The section 'Working Lives' had 22 films on labor in the era of globalization. These use various devices to enter the inner space of people's struggles, expose the lies of the propaganda machines of governments and industrial empires, examine conditions of labor and the lives and thoughts of laboring people.
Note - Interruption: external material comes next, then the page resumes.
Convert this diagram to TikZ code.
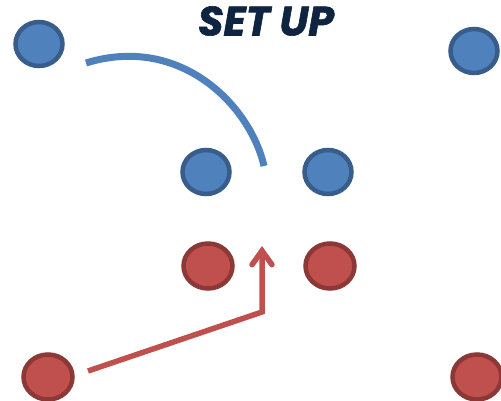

They provided insights into workers' struggle for managing companies in Venezuela; the politics of fiercely independent working women in Juchtian, Mexico; betrayal of 700 workers by a Korean company; ship-breaking in coastal Gujarat; sweatshop workers in China; murder of hundreds of union workers by MNCs and the paramilitary in Colombia; Taiwanese employees' fight against retrenchment; and so on.
Participants heard urban folk music by Susmit Bose, evocative Sufi numbers by Swarn Noora and Ghulam Mohammad Saz Nawaz, folk music by Ganesh Jogi and Teju Behan (from Gujarat and Rajasthan), Roshan Singh (from Chamba), Harpal Singh Pala (from Punjab), and - at the closing ceremony - by Maya Rani, a Baul singer from Bangladesh. The closing function also featured Rewben Mashangva from Manipur performing Naga folk blues accompanied by a tribal violin, and a cultural troupe from Kenya who narrated Africa's history of resistance to slavery, colonialism and neo-colonialism. Nepathya, a band from Nepal, played songs of peace combining traditional Nepali folk music with rock. It was a fitting tribute indeed, to mark the closure of five days of solidarity and commitment to a truly democratic world order - expressed through fusion, song and dance.